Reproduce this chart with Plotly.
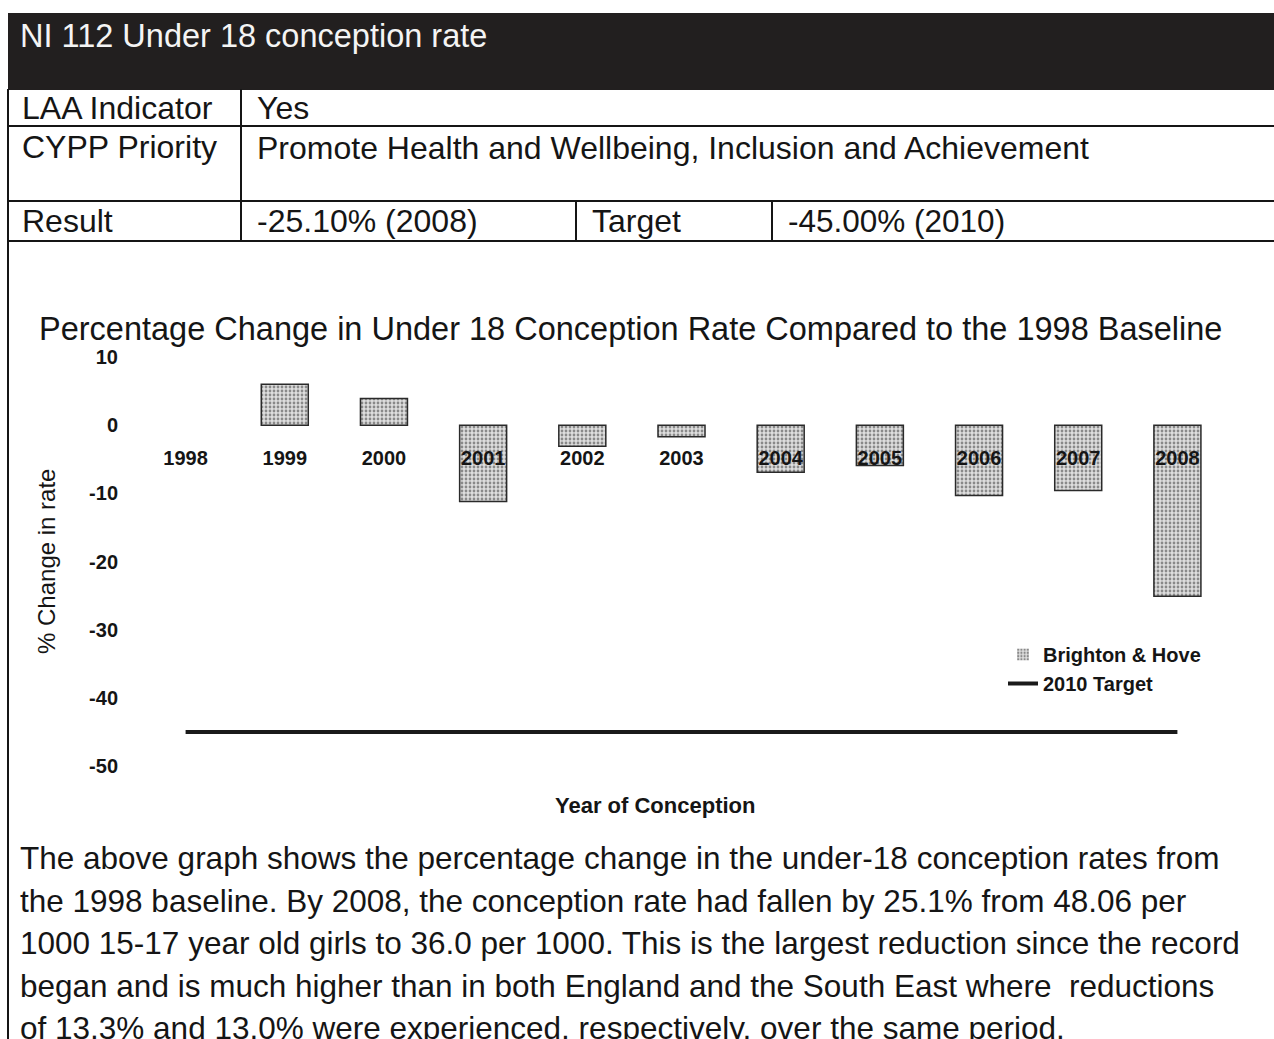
import plotly.graph_objects as go

# ---- data ----
years = ["1998", "1999", "2000", "2001", "2002", "2003", "2004", "2005", "2006", "2007", "2008"]
pct_change = [0, 6.0, 3.9, -11.2, -3.1, -1.7, -6.9, -5.9, -10.3, -9.6, -25.1]
target_2010 = [-45] * len(years)
y_tick_vals = [10, 0, -10, -20, -30, -40, -50]
y_tick_text = ["10", "0", "-10", "-20", "-30", "-40", "-50"]

header_title = "NI 112 Under 18 conception rate"
table_rows = [
    ("LAA Indicator", "Yes"),
    ("CYPP Priority", "Promote Health and Wellbeing, Inclusion and Achievement"),
]
result_label, result_value = "Result", "-25.10% (2008)"
target_label, target_value = "Target", "-45.00% (2010)"
chart_title = "Percentage Change in Under 18 Conception Rate Compared to the 1998 Baseline"
paragraph = [
    "The above graph shows the percentage change in the under-18 conception rates from",
    "the 1998 baseline. By 2008, the conception rate had fallen by 25.1% from 48.06 per",
    "1000 15-17 year old girls to 36.0 per 1000. This is the largest reduction since the record",
    "began and is much higher than in both England and the South East where  reductions",
    "of 13.3% and 13.0% were experienced, respectively, over the same period.",
]

# ---- layout geometry (pixels) ----
W, H = 1274, 1039
L, R, T, B = 136, 1227, 357, 766
FONT = "Liberation Sans, Arial, sans-serif"
INK = "#151515"


def px(x):
    return (x - L) / (R - L)


def py(y):
    return (B - y) / (B - T)


fig = go.Figure()
fig.add_trace(go.Bar(
    x=years, y=pct_change, name="Brighton & Hove",
    marker=dict(color="#d0d0d0",
                line=dict(color="#2a2a2a", width=[0 if v == 0 else 1.5 for v in pct_change]),
                pattern=dict(shape=".", fgcolor="#333333", bgcolor="#dedede",
                             size=4, solidity=0.38)),
))
fig.add_trace(go.Scatter(
    x=years, y=target_2010, name="2010 Target", mode="lines",
    line=dict(color="#1a1a1a", width=4),
))

shapes = []
# black header bar
shapes.append(dict(type="rect", xref="paper", yref="paper",
                   x0=px(8), x1=px(W + 10), y0=py(90), y1=py(13),
                   fillcolor="#221f1f", line=dict(width=0), layer="below"))
line_style = dict(color=INK, width=2)
for yy in (126, 201, 241):
    shapes.append(dict(type="line", xref="paper", yref="paper",
                       x0=px(8), x1=px(W + 10), y0=py(yy), y1=py(yy), line=line_style))
shapes.append(dict(type="line", xref="paper", yref="paper",
                   x0=px(8), x1=px(8), y0=py(89), y1=py(H + 10), line=line_style))
shapes.append(dict(type="line", xref="paper", yref="paper",
                   x0=px(241), x1=px(241), y0=py(89), y1=py(241), line=line_style))
for xx in (576, 772):
    shapes.append(dict(type="line", xref="paper", yref="paper",
                       x0=px(xx), x1=px(xx), y0=py(201), y1=py(241), line=line_style))

ann = []


def text(x, y, s, size, color=INK, bold=False, anchor="left", angle=0):
    ann.append(dict(xref="paper", yref="paper", x=px(x), y=py(y), text=("<b>%s</b>" % s) if bold else s,
                    showarrow=False, xanchor=anchor, yanchor="middle", textangle=angle,
                    font=dict(family=FONT, size=size, color=color)))


text(18, 36, header_title, 32.5, color="#f4f4f4")
text(20, 108, table_rows[0][0], 32)
text(255, 108, table_rows[0][1], 32)
text(20, 147, table_rows[1][0], 32)
text(255, 148, table_rows[1][1], 32)
text(20, 221, result_label, 32)
text(255, 221, result_value, 32)
text(590, 221, target_label, 32)
text(786, 221, target_value, 31.5)
text(630, 329, chart_title, 32.5, anchor="center")
text(46, 562, "% Change in rate", 24, anchor="center", angle=-90)
text(655, 805, "Year of Conception", 22, bold=True, anchor="center")
for i, line in enumerate(paragraph):
    text(18, 858 + i * 42.5, line, 31.5)

fig.update_layout(
    width=W, height=H,
    margin=dict(l=L, r=W - R, t=T, b=H - B, pad=0),
    paper_bgcolor="white", plot_bgcolor="white",
    bargap=0.526,
    shapes=shapes, annotations=ann,
    showlegend=True,
    legend=dict(x=px(1003), y=py(635), xanchor="left", yanchor="top",
                font=dict(family=FONT, size=20, color=INK, weight="bold"),
                bgcolor="rgba(0,0,0,0)", tracegroupgap=0),
    xaxis=dict(type="category", anchor="free", position=50 / 60,
               showline=False, showgrid=False, zeroline=False,
               ticks="outside", ticklen=15, tickcolor="rgba(0,0,0,0)",
               tickfont=dict(family=FONT, size=20, color=INK, weight="bold")),
    yaxis=dict(range=[-50, 10], tickvals=y_tick_vals, ticktext=y_tick_text,
               showline=False, showgrid=False, zeroline=False,
               ticks="outside", ticklen=13, tickcolor="rgba(0,0,0,0)",
               tickfont=dict(family=FONT, size=20, color=INK, weight="bold")),
)

fig.write_html("out.html", config={"displayModeBar": False},
               post_script="document.body.style.margin='0px';")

● ● ●

### Task statement
The data above should be repeated exactly, minus any pictures.

### Right answer
Reproduce this chart with Plotly.
import plotly.graph_objects as go

# ---- data ----
years = ["1998", "1999", "2000", "2001", "2002", "2003", "2004", "2005", "2006", "2007", "2008"]
pct_change = [0, 6.0, 3.9, -11.2, -3.1, -1.7, -6.9, -5.9, -10.3, -9.6, -25.1]
target_2010 = [-45] * len(years)
y_tick_vals = [10, 0, -10, -20, -30, -40, -50]
y_tick_text = ["10", "0", "-10", "-20", "-30", "-40", "-50"]

header_title = "NI 112 Under 18 conception rate"
table_rows = [
    ("LAA Indicator", "Yes"),
    ("CYPP Priority", "Promote Health and Wellbeing, Inclusion and Achievement"),
]
result_label, result_value = "Result", "-25.10% (2008)"
target_label, target_value = "Target", "-45.00% (2010)"
chart_title = "Percentage Change in Under 18 Conception Rate Compared to the 1998 Baseline"
paragraph = [
    "The above graph shows the percentage change in the under-18 conception rates from",
    "the 1998 baseline. By 2008, the conception rate had fallen by 25.1% from 48.06 per",
    "1000 15-17 year old girls to 36.0 per 1000. This is the largest reduction since the record",
    "began and is much higher than in both England and the South East where  reductions",
    "of 13.3% and 13.0% were experienced, respectively, over the same period.",
]

# ---- layout geometry (pixels) ----
W, H = 1274, 1039
L, R, T, B = 136, 1227, 357, 766
FONT = "Liberation Sans, Arial, sans-serif"
INK = "#151515"


def px(x):
    return (x - L) / (R - L)


def py(y):
    return (B - y) / (B - T)


fig = go.Figure()
fig.add_trace(go.Bar(
    x=years, y=pct_change, name="Brighton & Hove",
    marker=dict(color="#d0d0d0",
                line=dict(color="#2a2a2a", width=[0 if v == 0 else 1.5 for v in pct_change]),
                pattern=dict(shape=".", fgcolor="#333333", bgcolor="#dedede",
                             size=4, solidity=0.38)),
))
fig.add_trace(go.Scatter(
    x=years, y=target_2010, name="2010 Target", mode="lines",
    line=dict(color="#1a1a1a", width=4),
))

shapes = []
# black header bar
shapes.append(dict(type="rect", xref="paper", yref="paper",
                   x0=px(8), x1=px(W + 10), y0=py(90), y1=py(13),
                   fillcolor="#221f1f", line=dict(width=0), layer="below"))
line_style = dict(color=INK, width=2)
for yy in (126, 201, 241):
    shapes.append(dict(type="line", xref="paper", yref="paper",
                       x0=px(8), x1=px(W + 10), y0=py(yy), y1=py(yy), line=line_style))
shapes.append(dict(type="line", xref="paper", yref="paper",
                   x0=px(8), x1=px(8), y0=py(89), y1=py(H + 10), line=line_style))
shapes.append(dict(type="line", xref="paper", yref="paper",
                   x0=px(241), x1=px(241), y0=py(89), y1=py(241), line=line_style))
for xx in (576, 772):
    shapes.append(dict(type="line", xref="paper", yref="paper",
                       x0=px(xx), x1=px(xx), y0=py(201), y1=py(241), line=line_style))

ann = []


def text(x, y, s, size, color=INK, bold=False, anchor="left", angle=0):
    ann.append(dict(xref="paper", yref="paper", x=px(x), y=py(y), text=("<b>%s</b>" % s) if bold else s,
                    showarrow=False, xanchor=anchor, yanchor="middle", textangle=angle,
                    font=dict(family=FONT, size=size, color=color)))


text(18, 36, header_title, 32.5, color="#f4f4f4")
text(20, 108, table_rows[0][0], 32)
text(255, 108, table_rows[0][1], 32)
text(20, 147, table_rows[1][0], 32)
text(255, 148, table_rows[1][1], 32)
text(20, 221, result_label, 32)
text(255, 221, result_value, 32)
text(590, 221, target_label, 32)
text(786, 221, target_value, 31.5)
text(630, 329, chart_title, 32.5, anchor="center")
text(46, 562, "% Change in rate", 24, anchor="center", angle=-90)
text(655, 805, "Year of Conception", 22, bold=True, anchor="center")
for i, line in enumerate(paragraph):
    text(18, 858 + i * 42.5, line, 31.5)

fig.update_layout(
    width=W, height=H,
    margin=dict(l=L, r=W - R, t=T, b=H - B, pad=0),
    paper_bgcolor="white", plot_bgcolor="white",
    bargap=0.526,
    shapes=shapes, annotations=ann,
    showlegend=True,
    legend=dict(x=px(1003), y=py(635), xanchor="left", yanchor="top",
                font=dict(family=FONT, size=20, color=INK, weight="bold"),
                bgcolor="rgba(0,0,0,0)", tracegroupgap=0),
    xaxis=dict(type="category", anchor="free", position=50 / 60,
               showline=False, showgrid=False, zeroline=False,
               ticks="outside", ticklen=15, tickcolor="rgba(0,0,0,0)",
               tickfont=dict(family=FONT, size=20, color=INK, weight="bold")),
    yaxis=dict(range=[-50, 10], tickvals=y_tick_vals, ticktext=y_tick_text,
               showline=False, showgrid=False, zeroline=False,
               ticks="outside", ticklen=13, tickcolor="rgba(0,0,0,0)",
               tickfont=dict(family=FONT, size=20, color=INK, weight="bold")),
)

fig.write_html("out.html", config={"displayModeBar": False},
               post_script="document.body.style.margin='0px';")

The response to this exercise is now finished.